# Supplied information
■ ■ ■ ■

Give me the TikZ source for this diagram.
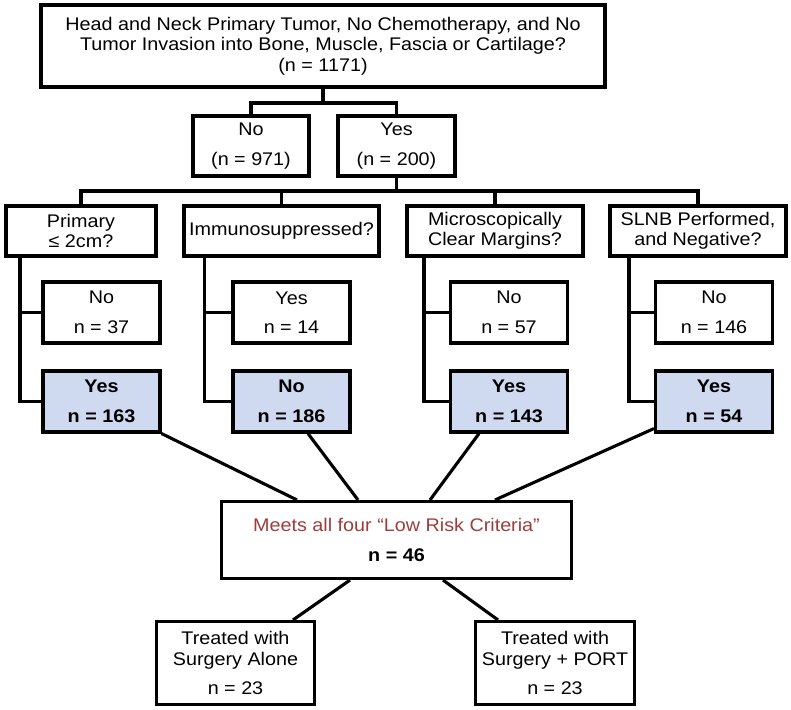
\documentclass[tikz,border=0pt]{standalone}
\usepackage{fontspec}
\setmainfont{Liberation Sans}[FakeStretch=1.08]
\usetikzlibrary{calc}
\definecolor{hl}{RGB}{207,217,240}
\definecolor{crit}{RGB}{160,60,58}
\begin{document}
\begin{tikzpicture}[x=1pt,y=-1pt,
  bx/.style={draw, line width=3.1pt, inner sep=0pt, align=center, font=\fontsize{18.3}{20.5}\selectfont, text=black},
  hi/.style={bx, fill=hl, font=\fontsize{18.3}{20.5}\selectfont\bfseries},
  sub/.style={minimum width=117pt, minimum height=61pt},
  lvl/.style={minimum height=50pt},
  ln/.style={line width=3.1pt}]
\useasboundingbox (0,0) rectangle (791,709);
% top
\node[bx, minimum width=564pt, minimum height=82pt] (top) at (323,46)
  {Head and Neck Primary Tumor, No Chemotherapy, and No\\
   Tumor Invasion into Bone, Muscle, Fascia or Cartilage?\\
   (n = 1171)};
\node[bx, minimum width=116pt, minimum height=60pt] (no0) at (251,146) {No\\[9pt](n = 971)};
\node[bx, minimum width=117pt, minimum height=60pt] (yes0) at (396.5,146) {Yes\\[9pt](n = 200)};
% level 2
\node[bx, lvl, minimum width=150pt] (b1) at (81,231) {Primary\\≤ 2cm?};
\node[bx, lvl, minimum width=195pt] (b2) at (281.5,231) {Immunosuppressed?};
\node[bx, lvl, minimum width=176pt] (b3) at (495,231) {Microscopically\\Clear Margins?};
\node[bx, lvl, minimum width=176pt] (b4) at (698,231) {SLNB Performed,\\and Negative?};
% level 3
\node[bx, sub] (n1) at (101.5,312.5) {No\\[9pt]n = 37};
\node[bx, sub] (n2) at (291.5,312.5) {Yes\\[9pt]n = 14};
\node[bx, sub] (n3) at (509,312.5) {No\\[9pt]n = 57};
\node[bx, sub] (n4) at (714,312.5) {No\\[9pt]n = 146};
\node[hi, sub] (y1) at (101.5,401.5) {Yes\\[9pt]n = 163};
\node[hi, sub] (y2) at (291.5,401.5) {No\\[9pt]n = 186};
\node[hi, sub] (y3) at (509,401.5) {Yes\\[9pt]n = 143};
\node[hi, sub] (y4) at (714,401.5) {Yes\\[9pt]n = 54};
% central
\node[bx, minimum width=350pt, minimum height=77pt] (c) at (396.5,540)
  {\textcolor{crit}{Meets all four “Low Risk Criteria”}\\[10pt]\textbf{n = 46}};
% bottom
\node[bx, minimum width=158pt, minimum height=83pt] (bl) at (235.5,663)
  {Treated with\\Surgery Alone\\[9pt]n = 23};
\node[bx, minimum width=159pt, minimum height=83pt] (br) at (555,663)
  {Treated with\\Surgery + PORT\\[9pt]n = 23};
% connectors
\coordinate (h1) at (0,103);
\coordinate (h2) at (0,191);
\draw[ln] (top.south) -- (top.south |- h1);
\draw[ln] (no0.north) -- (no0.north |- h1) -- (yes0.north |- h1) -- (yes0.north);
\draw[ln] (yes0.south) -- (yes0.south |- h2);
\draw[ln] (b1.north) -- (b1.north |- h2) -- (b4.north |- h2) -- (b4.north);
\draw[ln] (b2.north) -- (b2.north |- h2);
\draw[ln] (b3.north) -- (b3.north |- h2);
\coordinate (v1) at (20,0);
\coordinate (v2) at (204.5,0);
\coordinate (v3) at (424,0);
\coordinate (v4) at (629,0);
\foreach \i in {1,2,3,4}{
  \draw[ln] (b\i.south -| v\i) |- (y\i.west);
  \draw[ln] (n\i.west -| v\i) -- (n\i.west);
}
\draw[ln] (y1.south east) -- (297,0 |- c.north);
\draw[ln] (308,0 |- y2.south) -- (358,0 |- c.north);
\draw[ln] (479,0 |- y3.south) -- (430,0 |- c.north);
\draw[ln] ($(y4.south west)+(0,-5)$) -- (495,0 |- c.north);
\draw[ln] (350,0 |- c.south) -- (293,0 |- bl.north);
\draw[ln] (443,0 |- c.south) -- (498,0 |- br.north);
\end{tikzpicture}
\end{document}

■ ■ ■ ■

Every line above should be returned exactly; the pictures stay out.

Give me the TikZ source for this diagram.
\documentclass[tikz,border=0pt]{standalone}
\usepackage{fontspec}
\setmainfont{Liberation Sans}[FakeStretch=1.08]
\usetikzlibrary{calc}
\definecolor{hl}{RGB}{207,217,240}
\definecolor{crit}{RGB}{160,60,58}
\begin{document}
\begin{tikzpicture}[x=1pt,y=-1pt,
  bx/.style={draw, line width=3.1pt, inner sep=0pt, align=center, font=\fontsize{18.3}{20.5}\selectfont, text=black},
  hi/.style={bx, fill=hl, font=\fontsize{18.3}{20.5}\selectfont\bfseries},
  sub/.style={minimum width=117pt, minimum height=61pt},
  lvl/.style={minimum height=50pt},
  ln/.style={line width=3.1pt}]
\useasboundingbox (0,0) rectangle (791,709);
% top
\node[bx, minimum width=564pt, minimum height=82pt] (top) at (323,46)
  {Head and Neck Primary Tumor, No Chemotherapy, and No\\
   Tumor Invasion into Bone, Muscle, Fascia or Cartilage?\\
   (n = 1171)};
\node[bx, minimum width=116pt, minimum height=60pt] (no0) at (251,146) {No\\[9pt](n = 971)};
\node[bx, minimum width=117pt, minimum height=60pt] (yes0) at (396.5,146) {Yes\\[9pt](n = 200)};
% level 2
\node[bx, lvl, minimum width=150pt] (b1) at (81,231) {Primary\\≤ 2cm?};
\node[bx, lvl, minimum width=195pt] (b2) at (281.5,231) {Immunosuppressed?};
\node[bx, lvl, minimum width=176pt] (b3) at (495,231) {Microscopically\\Clear Margins?};
\node[bx, lvl, minimum width=176pt] (b4) at (698,231) {SLNB Performed,\\and Negative?};
% level 3
\node[bx, sub] (n1) at (101.5,312.5) {No\\[9pt]n = 37};
\node[bx, sub] (n2) at (291.5,312.5) {Yes\\[9pt]n = 14};
\node[bx, sub] (n3) at (509,312.5) {No\\[9pt]n = 57};
\node[bx, sub] (n4) at (714,312.5) {No\\[9pt]n = 146};
\node[hi, sub] (y1) at (101.5,401.5) {Yes\\[9pt]n = 163};
\node[hi, sub] (y2) at (291.5,401.5) {No\\[9pt]n = 186};
\node[hi, sub] (y3) at (509,401.5) {Yes\\[9pt]n = 143};
\node[hi, sub] (y4) at (714,401.5) {Yes\\[9pt]n = 54};
% central
\node[bx, minimum width=350pt, minimum height=77pt] (c) at (396.5,540)
  {\textcolor{crit}{Meets all four “Low Risk Criteria”}\\[10pt]\textbf{n = 46}};
% bottom
\node[bx, minimum width=158pt, minimum height=83pt] (bl) at (235.5,663)
  {Treated with\\Surgery Alone\\[9pt]n = 23};
\node[bx, minimum width=159pt, minimum height=83pt] (br) at (555,663)
  {Treated with\\Surgery + PORT\\[9pt]n = 23};
% connectors
\coordinate (h1) at (0,103);
\coordinate (h2) at (0,191);
\draw[ln] (top.south) -- (top.south |- h1);
\draw[ln] (no0.north) -- (no0.north |- h1) -- (yes0.north |- h1) -- (yes0.north);
\draw[ln] (yes0.south) -- (yes0.south |- h2);
\draw[ln] (b1.north) -- (b1.north |- h2) -- (b4.north |- h2) -- (b4.north);
\draw[ln] (b2.north) -- (b2.north |- h2);
\draw[ln] (b3.north) -- (b3.north |- h2);
\coordinate (v1) at (20,0);
\coordinate (v2) at (204.5,0);
\coordinate (v3) at (424,0);
\coordinate (v4) at (629,0);
\foreach \i in {1,2,3,4}{
  \draw[ln] (b\i.south -| v\i) |- (y\i.west);
  \draw[ln] (n\i.west -| v\i) -- (n\i.west);
}
\draw[ln] (y1.south east) -- (297,0 |- c.north);
\draw[ln] (308,0 |- y2.south) -- (358,0 |- c.north);
\draw[ln] (479,0 |- y3.south) -- (430,0 |- c.north);
\draw[ln] ($(y4.south west)+(0,-5)$) -- (495,0 |- c.north);
\draw[ln] (350,0 |- c.south) -- (293,0 |- bl.north);
\draw[ln] (443,0 |- c.south) -- (498,0 |- br.north);
\end{tikzpicture}
\end{document}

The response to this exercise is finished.